# Laco B-uhr Reproduction



## sickboy (Mar 23, 2008)

I hope someone can help with this one, rather fancy a Laco b-uhr but unfortunatly can't stretch to the real thing, does anybody know if there has been a reproduction run that can be sought out at a reasonable price.

Had a look around but most of the navigator watches are around 45mm, not the 55mm of the b-uhr.

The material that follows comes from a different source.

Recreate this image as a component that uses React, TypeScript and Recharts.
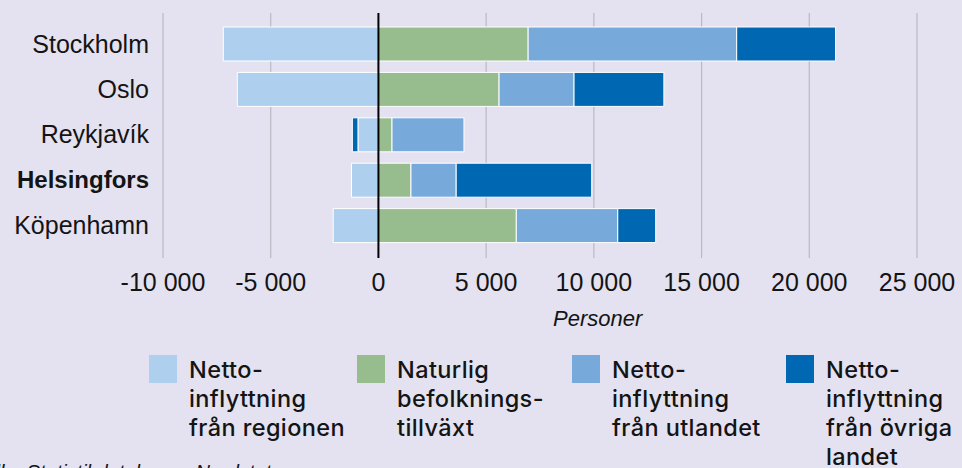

Obvioulsy i'm open to suggestions on the matter :lol:

Thanks in advance

Tim


----------



## pg tips (May 16, 2003)

it's against forum rules to give links direct to retail sites but a quick google found some.


----------



## Service Engineer (Dec 28, 2007)

sickboy said:


> I hope someone can help with this one, rather fancy a Laco b-uhr but unfortunatly can't stretch to the real thing, does anybody know if there has been a reproduction run that can be sought out at a reasonable price.
> 
> Had a look around but most of the navigator watches are around 45mm, not the 55mm of the b-uhr.
> 
> ...


"rather fancy a Laco b-uhr but unfortunately can't stretch to the real thing"

Excuse me, but isn't this where I came in ?


----------



## JonW (Mar 23, 2005)

Nothing beats the real thing... but its unwearable for most people... I did wear mine a bit, but not enough for it to be a keeper. The IWC at 47mm is perfect imho. Get that instead... The movt isnt as pretty, but it does last for 7 days... make your own history...


----------